The importance of this season is that each of us is asked to focus on the coming of our Redeemer. The word Advent comes from the Latin adventus, which means coming. For us there are two aspects which we are invited to reflect on. Firstly, when the Church celebrates the liturgy of Advent each year, she makes present the ancient spiritual sense of faith and expectancy of the coming of the Messiah. Secondly, by sharing spiritually in the long preparation for the Saviour’s first coming, we also express our desire for His second coming.
Therefore, on one hand, we reflect backwards and are encouraged to celebrate the anniversary of the Lord’s first coming into this world. We ponder again the great mystery of the incarnation when our Lord humbled Himself, taking on our humanity, and entered our time and space to free us from sin. On the other hand, we recall in the Creed that our Lord will come again to judge the living and the dead and that we must be ready to meet Him.
This time of Advent, which marks the beginning of the Church’s liturgical year, is for each of us an opportunity to make a new spiritual beginning and to learn, through our parish liturgy and through our personal and family prayer, to become more conscious of our desire for Our Redeemer and to wait for His coming into our lives and our world.

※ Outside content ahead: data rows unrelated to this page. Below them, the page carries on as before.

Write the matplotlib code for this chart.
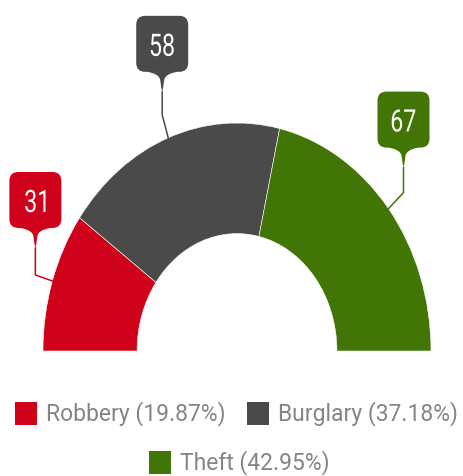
import matplotlib
matplotlib.use("Agg")
import numpy as np
import matplotlib.pyplot as plt
from matplotlib.path import Path
from matplotlib.patches import PathPatch, Rectangle
from matplotlib.textpath import TextPath
from matplotlib.font_manager import FontProperties
from matplotlib.transforms import Affine2D

# data
categories = ["Robbery", "Burglary", "Theft"]
values = [31, 58, 67]
colors = ["#D0021B", "#4A4A4A", "#417505"]

total = sum(values)
percents = [v / total * 100 for v in values]

W, H = 464, 476
fig = plt.figure(figsize=(W / 100, H / 100), dpi=100)
ax = fig.add_axes([0, 0, 1, 1])

# half donut: visible wedges + an invisible lower half
wedges, _ = ax.pie(values + [total], colors=colors + ["none"], startangle=180,
                   counterclock=False, radius=1.0,
                   wedgeprops=dict(width=0.485, edgecolor="white", linewidth=0.4))
wedges[-1].set_edgecolor("none")
ax.set_aspect("auto")
ax.set_xlim(-1.2216, 1.1701)
ax.set_ylim(-0.5482, 1.5395)
ax.axis("off")

# overlay in pixel coordinates (y down) for callouts + legend
ov = fig.add_axes([0, 0, 1, 1], zorder=5)
ov.set_xlim(0, W)
ov.set_ylim(H, 0)
ov.axis("off")
ov.patch.set_alpha(0)

num_fp = FontProperties(family="Roboto")


def narrow_text(cx, cy, s, size=31, squeeze=0.75):
    tp = TextPath((0, 0), s, size=size, prop=num_fp)
    ext = tp.get_extents()
    tr = (Affine2D().translate(-(ext.x0 + ext.x1) / 2, -(ext.y0 + ext.y1) / 2)
          .scale(squeeze, -1).translate(cx, cy))
    ov.add_patch(PathPatch(tr.transform_path(tp), facecolor="white",
                           edgecolor="none", zorder=6))


def callout(tx, ty, text, color, w=52, b=56, p=20, r=9, hw=15):
    bot = ty - p
    top = bot - b
    L, R = tx - w / 2, tx + w / 2
    verts = [
        (L + r, top), (R - r, top),
        (R, top), (R, top + r),
        (R, bot - r),
        (R, bot), (R - r, bot),
        (tx + hw, bot),
        (tx + 3, bot + 2), (tx + 2, bot + 8),
        (tx + 1, ty - 3), (tx, ty),
        (tx - 1, ty - 3), (tx - 2, bot + 8),
        (tx - 3, bot + 2), (tx - hw, bot),
        (L + r, bot),
        (L, bot), (L, bot - r),
        (L, top + r),
        (L, top), (L + r, top),
    ]
    codes = [Path.MOVETO, Path.LINETO,
             Path.CURVE3, Path.CURVE3,
             Path.LINETO,
             Path.CURVE3, Path.CURVE3,
             Path.LINETO,
             Path.CURVE3, Path.CURVE3,
             Path.CURVE3, Path.CURVE3,
             Path.CURVE3, Path.CURVE3,
             Path.CURVE3, Path.CURVE3,
             Path.LINETO,
             Path.CURVE3, Path.CURVE3,
             Path.LINETO,
             Path.CURVE3, Path.CURVE3]
    ov.add_patch(PathPatch(Path(verts, codes), facecolor=color, edgecolor="none"))
    narrow_text(tx, top + b / 2 + 1, text)


# (elbow offset, tip offset) in pixels from the wedge anchor
offsets = [((-17, -6), (-17, -33)),
           ((-6, -23), (-6, -46)),
           ((15, -16), (15, -41))]

inv = ov.transData.inverted()
for wdg, val, col, (el, tp) in zip(wedges, values, colors, offsets):
    mid = np.deg2rad((wdg.theta1 + wdg.theta2) / 2)
    ax_, ay_ = inv.transform(ax.transData.transform((np.cos(mid), np.sin(mid))))
    ex, ey = ax_ + el[0], ay_ + el[1]
    tx, ty = ax_ + tp[0], ay_ + tp[1]
    ov.plot([ax_, ex, tx], [ay_, ey, ty], color=col, lw=1.1, zorder=1)
    callout(tx, ty, str(val), col)

# legend
leg_pos = [(15, 413), (247, 413), (149, 462)]
for (lx, ly), cat, pc, col in zip(leg_pos, categories, percents, colors):
    ov.add_patch(Rectangle((lx, ly - 11), 22, 23, facecolor=col, edgecolor="none"))
    ov.text(lx + 31, ly + 1, f"{cat} ({pc:.2f}%)", ha="left", va="center",
            color="#858585", fontsize=16.5, family=["Roboto", "DejaVu Sans"])

fig.savefig("out.png", dpi=100, facecolor="white")
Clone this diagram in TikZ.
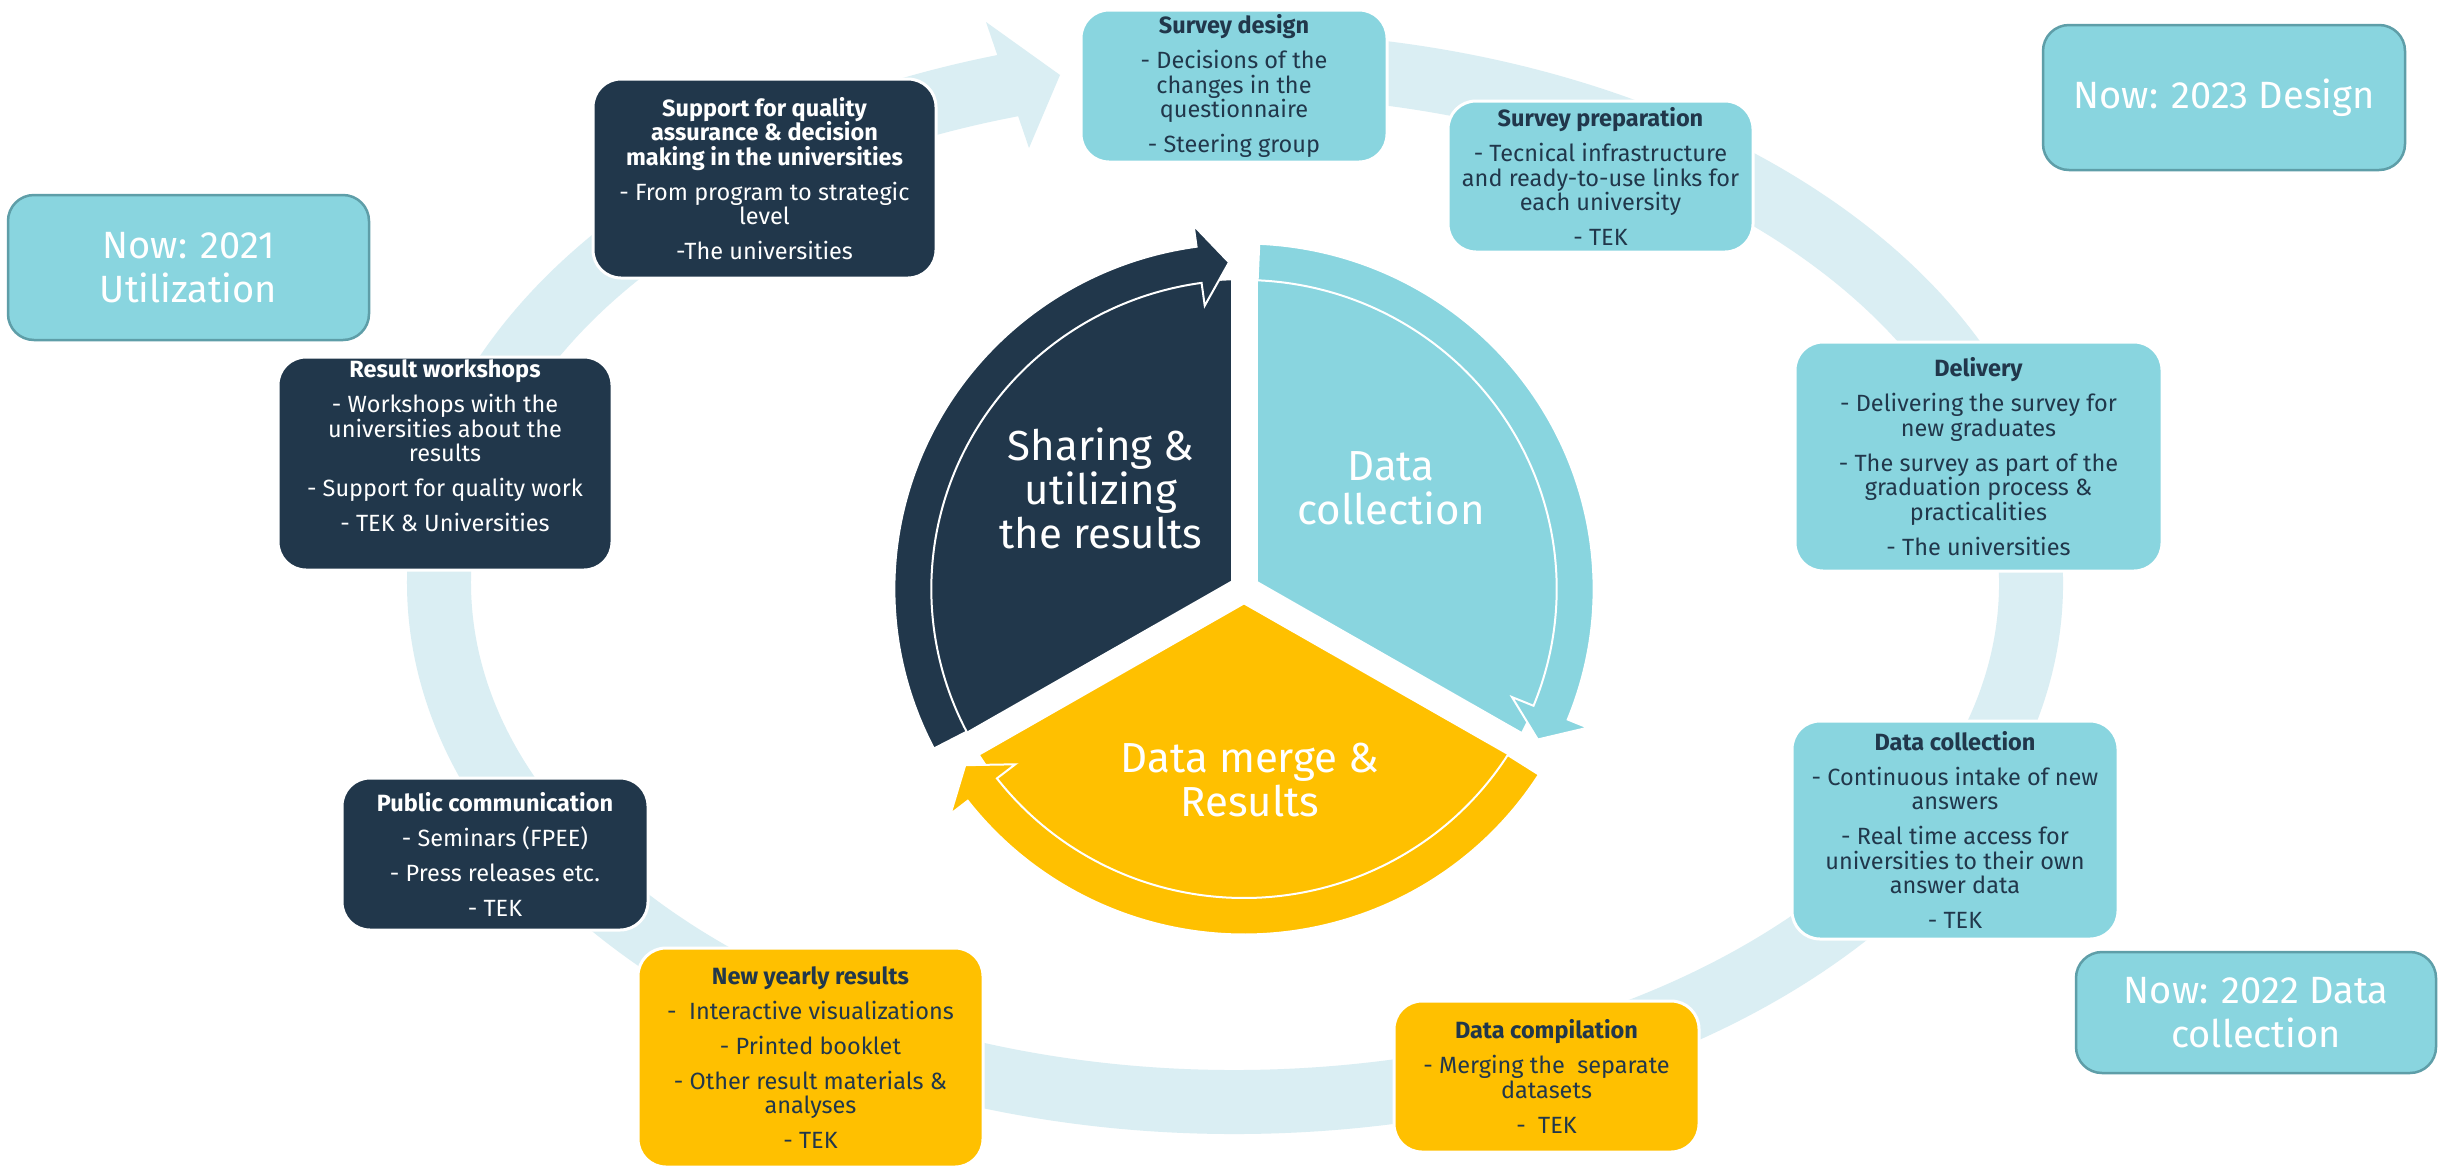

It is intended above all to be a season of joy and hope for us, a time when we deepen our trust that, no matter our struggles and weaknesses, Christ Our Lord will come into our hearts and into our lives in more ways than we can possibly imagine. Let us pray for each other during this Holy Season, and for our whole parish community, that in all our experiences of waiting, we can be completely assured of God’s love for us, and know in our hearts that He will be forever present to us, both now and for all eternity.